The accusations were levied online, but they have become a real-life nightmare for Mr. Evans and his wife. They hid in their bedroom with the lights off that night, too frightened to pick up their son from his grandmother’s house, for fear of being followed. Days later, another swarm of journalists, livestreamers and gawkers photographed the family’s home and knocked on their neighbors’ doors. (Source: NY Times)

When the speculation hit the fan, the Evans' asked their parents to keep their two youngest overnight. They told their teenage son not to come home. Evans had spoken with investigators (legit ones) and, while he hasn't yet been cleared, they haven't reached out to him in the weeks following the first interview. Looks to me like no one suspects Evans of anything. 

Yet when the doorbell camera pictures of the ski-masked man on Nancy Guthrie's doorstep were released, online "crime solvers" decided that yep, the guy was Evans. 

The lives of Evans, his wife, his children have been turned upside down. No, it's not the same degree as what the Guthrie family's experiencing, but it ain't nothing, either. 

“I feel like someone’s taken my name,” Mr. Evans said. But for what reasons? “I don’t know — monetary, clickbait, to be relevant, entertainment — but there are innocent people that get hurt.”

Pima County Sheriff Chris Nanos (who, regretably, has come across as something of a Barney Fife throughout the investigation) recently said that, while no one other than Guthrie's family (inclding Tommaso Cioni) has been ruled out as a suspect, he feels bad for Dominic Evans. 

“He’s going through hell, and it is horrible,” Sheriff Nanos said. “And I don’t know what to tell him except he probably should be speaking with some attorneys and sue some of these people for libel...I wish I could jump out and defend every single one of them that’s been falsely accused,” he added.
Good luck to Evans if he does decide to sue. I'm sure the defense will be some combination of First Amendment, we were just thinking out loud, we meant no harm, we were just trying to help. Not to mention that most of the social media Sherlocks probably don't have two nickels to rub together. 

The "accusatory onslaught against" Evans has been dying down, and life is getting back to the new normal.
But the lasting effects are clear. The other day, Mr. Evans worried that a man was following him at a department store. Ms. Evans can’t help pulling out her phone and searching her husband’s name — she wants to know in advance if people might mob their neighborhood.

“None of this is real, but there’s so much of it,” Ms. Evans said of the speculation. “How can anyone decipher or catch all of it?”

Problem is, you can't.

I feel plenty bad for Nancy Guthrie, and for her family. They're going through hell. But I'm also feeling plenty bad for Dominic Evans and his family, collateral damage in the hunt for Nancy Guthrie and her abductor(s). And in the eyes and limited little minds of the nothing-better-to-do-brigade of amateur crime solvers, guilty until proven innocent.

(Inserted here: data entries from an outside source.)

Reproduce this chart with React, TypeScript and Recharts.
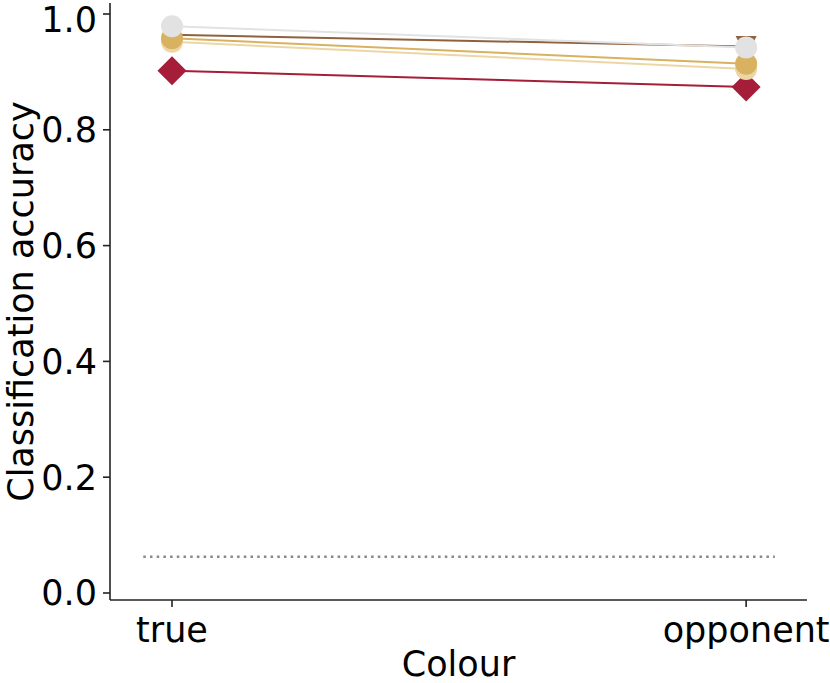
import React from "react";
import { LineChart, Line, XAxis, YAxis, ReferenceLine } from "recharts";

const categories = ["true", "opponent"];
const redSeries = [0.902, 0.874];
const lightGoldSeries = [0.952, 0.905];
const goldSeries = [0.958, 0.914];
const brownSeries = [0.964, 0.944];
const graySeries = [0.979, 0.942];
const chanceLevel = 0.0625;
const yTicks = [0, 0.2, 0.4, 0.6, 0.8, 1.0];

const data = categories.map((c, i) => ({
  x: i,
  red: redSeries[i],
  lightGold: lightGoldSeries[i],
  gold: goldSeries[i],
  brown: brownSeries[i],
  gray: graySeries[i],
}));

const FONT = "DejaVu Sans";
const FS = 35;

const Circle = (color: string, r: number) => (props: any) => {
  const { cx, cy, index } = props;
  if (cx == null || cy == null) return <g key={index} />;
  return <circle key={index} cx={cx} cy={cy} r={r} fill={color} />;
};

const Diamond = (color: string, h: number) => (props: any) => {
  const { cx, cy, index } = props;
  if (cx == null || cy == null) return <g key={index} />;
  return (
    <polygon
      key={index}
      points={`${cx},${cy - h} ${cx + h},${cy} ${cx},${cy + h} ${cx - h},${cy}`}
      fill={color}
    />
  );
};

const TriDown = (color: string, s: number) => (props: any) => {
  const { cx, cy, index } = props;
  if (cx == null || cy == null) return <g key={index} />;
  return (
    <polygon
      key={index}
      points={`${cx - s},${cy - s} ${cx + s},${cy - s} ${cx},${cy + s}`}
      fill={color}
    />
  );
};

const RED = "#a51d38";
const LIGHTGOLD = "#ecd6a6";
const GOLD = "#d8b261";
const BROWN = "#8f623f";
const GRAY = "#e2e2e2";

export default function App() {
  return (
    <div style={{ position: "absolute", left: 0, top: 0 }}>
      <LineChart
        width={830}
        height={683}
        data={data}
        margin={{ top: 3, right: 23, left: 0, bottom: 0 }}
      >
        <XAxis
          dataKey="x"
          type="number"
          domain={[-0.108, 1.106]}
          ticks={[0, 1]}
          tickFormatter={(v: number) => categories[v] ?? ""}
          height={83}
          axisLine={{ stroke: "#222", strokeWidth: 1.6 }}
          tickLine={{ stroke: "#222", strokeWidth: 1.6 }}
          tickSize={7}
          tick={{ fill: "#000", fontSize: FS, fontFamily: FONT, dy: 8 }}
          allowDataOverflow
          label={{
            value: "Colour",
            position: "insideBottom",
            offset: 7,
            fill: "#000",
            fontSize: FS,
            fontFamily: FONT,
          }}
        />
        <YAxis
          type="number"
          domain={[-0.0121, 1.019]}
          ticks={yTicks}
          tickFormatter={(v: number) => v.toFixed(1)}
          width={110}
          axisLine={{ stroke: "#222", strokeWidth: 1.6 }}
          tickLine={{ stroke: "#222", strokeWidth: 1.6 }}
          tickSize={7}
          tick={{ fill: "#000", fontSize: FS, fontFamily: FONT, dx: -4 }}
          allowDataOverflow
          label={{
            value: "Classification accuracy",
            angle: -90,
            position: "insideLeft",
            offset: 0,
            dx: 21,
            fill: "#000",
            fontSize: FS,
            fontFamily: FONT,
            style: { textAnchor: "middle" },
          }}
        />
        <ReferenceLine
          segment={[
            { x: -0.05, y: chanceLevel },
            { x: 1.05, y: chanceLevel },
          ]}
          stroke="#888"
          strokeWidth={2.5}
          strokeDasharray="2.5 4.2"
        />
        <Line
          dataKey="red"
          stroke={RED}
          strokeWidth={2}
          dot={Diamond(RED, 14.5)}
          activeDot={false}
          isAnimationActive={false}
        />
        <Line
          dataKey="brown"
          stroke={BROWN}
          strokeWidth={2}
          dot={TriDown(BROWN, 10.5)}
          activeDot={false}
          isAnimationActive={false}
        />
        <Line
          dataKey="lightGold"
          stroke={LIGHTGOLD}
          strokeWidth={2}
          dot={Circle(LIGHTGOLD, 11)}
          activeDot={false}
          isAnimationActive={false}
        />
        <Line
          dataKey="gold"
          stroke={GOLD}
          strokeWidth={2}
          dot={Circle(GOLD, 11)}
          activeDot={false}
          isAnimationActive={false}
        />
        <Line
          dataKey="gray"
          stroke={GRAY}
          strokeWidth={2}
          dot={Circle(GRAY, 11)}
          activeDot={false}
          isAnimationActive={false}
        />
      </LineChart>
    </div>
  );
}
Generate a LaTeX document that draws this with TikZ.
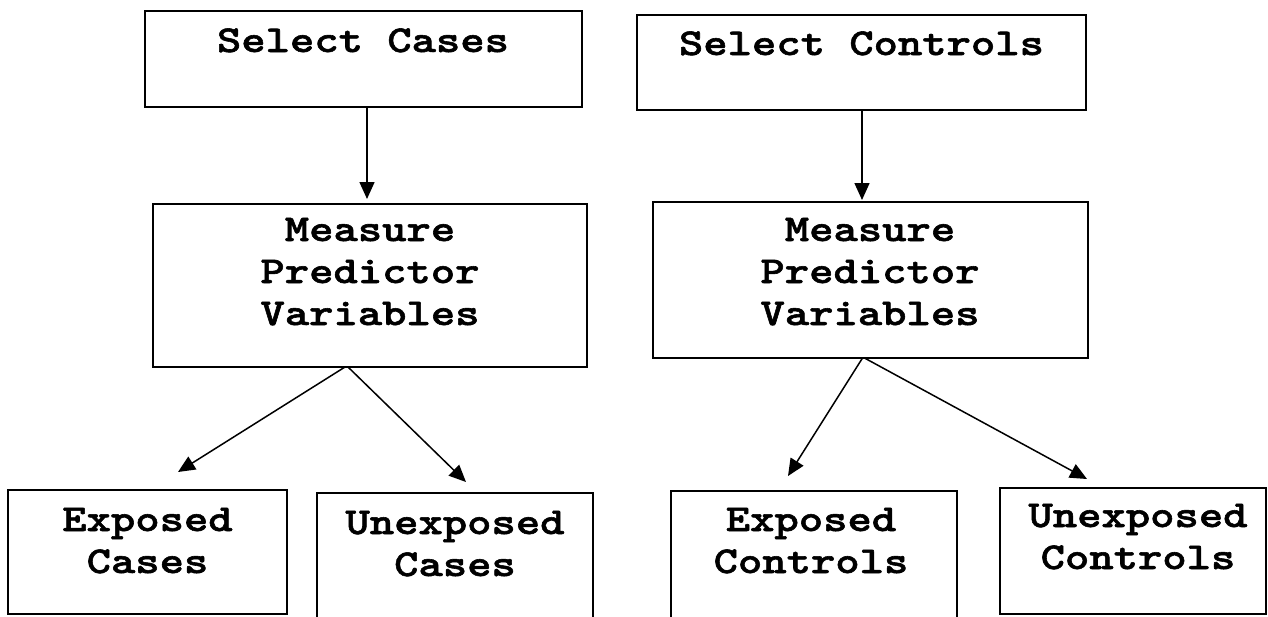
\documentclass[tikz,border=0pt]{standalone}
\usepackage{fontspec}
\usetikzlibrary{arrows.meta}
% Latin Modern typewriter, widened and darkened to Courier-like proportions
\newfontfamily\diagfont{lmmonolt10-bold.otf}[FakeStretch=1.22, FakeBold=1.5]
\begin{document}
\begin{tikzpicture}[x=1pt,y=-1pt,
  box/.style={draw, line width=1.9pt, inner sep=0pt, outer sep=0pt},
  lbl/.style={font=\diagfont\fontsize{38}{42}\selectfont,
              align=center, anchor=base, inner sep=0pt},
  link/.style={line width=1.5pt, -{Triangle[length=17pt,width=15pt]}}]
\useasboundingbox (0,0) rectangle (1268,616);
\clip (0,0) rectangle (1268,616);

% boxes
\node[box, minimum width=437pt, minimum height=96pt]  (sc) at (363.5,59)  {};
\node[box, minimum width=449pt, minimum height=95pt]  (sk) at (861.5,62.5) {};
\node[box, minimum width=434pt, minimum height=163pt] (m1) at (370,285.5) {};
\node[box, minimum width=435pt, minimum height=156pt] (m2) at (870.5,280) {};
\node[box, minimum width=279pt, minimum height=124pt] (e1) at (147.5,552) {};
\node[box, minimum width=276pt, minimum height=147pt] (u1) at (455,566.5) {};
\node[box, minimum width=286pt, minimum height=149pt] (e2) at (814,565.5) {};
\node[box, minimum width=266pt, minimum height=126pt] (u2) at (1133,551) {};

% labels (multi-line labels are placed by the baseline of their last line)
\node[lbl] (sc-t) at (363,52)   {Select Cases};
\node[lbl] (sk-t) at (861.5,55) {Select Controls};
\node[lbl] (m1-t) at (370,325)  {Measure\\Predictor\\Variables};
\node[lbl] (m2-t) at (870,325)  {Measure\\Predictor\\Variables};
\node[lbl] (e1-t) at (147.5,573) {Exposed\\Cases};
\node[lbl] (u1-t) at (455,576)  {Unexposed\\Cases};
\node[lbl] (e2-t) at (811,573)  {Exposed\\Controls};
\node[lbl] (u2-t) at (1138,569) {Unexposed\\Controls};

% arrow tips
\coordinate (t-m1) at (367,199);
\coordinate (t-m2) at (862,200);
\coordinate (t-e1) at (178,472);
\coordinate (t-u1) at (466,482);
\coordinate (t-e2) at (788,476);
\coordinate (t-u2) at (1087,479);

% connectors
\draw[link] ([xshift=3.5pt]sc.south) -- (t-m1);
\draw[link] ([xshift=0.5pt]sk.south) -- (t-m2);
\draw[link] ([xshift=-25pt]m1.south) -- (t-e1);
\draw[link] ([xshift=-22pt]m1.south) -- (t-u1);
\draw[link] ([xshift=-8pt]m2.south)  -- (t-e2);
\draw[link] ([xshift=-6pt]m2.south)  -- (t-u2);
\end{tikzpicture}
\end{document}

Look, I understand just how entertaining it is to poke around the web googling "stuff." Way back in 2013, when the Boston Marathon Bombing occurred, I spent hours haunting the web. And when they released the names of the bombing brothers, I found info on Dzhokhar A. Tsarnaev - where he was a student, what he was studying - before it hit any of the news sites. 

But finding "stuff" out is one thing, keyboard and phone vid rampaging around accusing innocent people of crimes they didn't commit is quite another. Get a life, folks. And if you can't get a life, why not STFU rather than keep hurting the lives of others.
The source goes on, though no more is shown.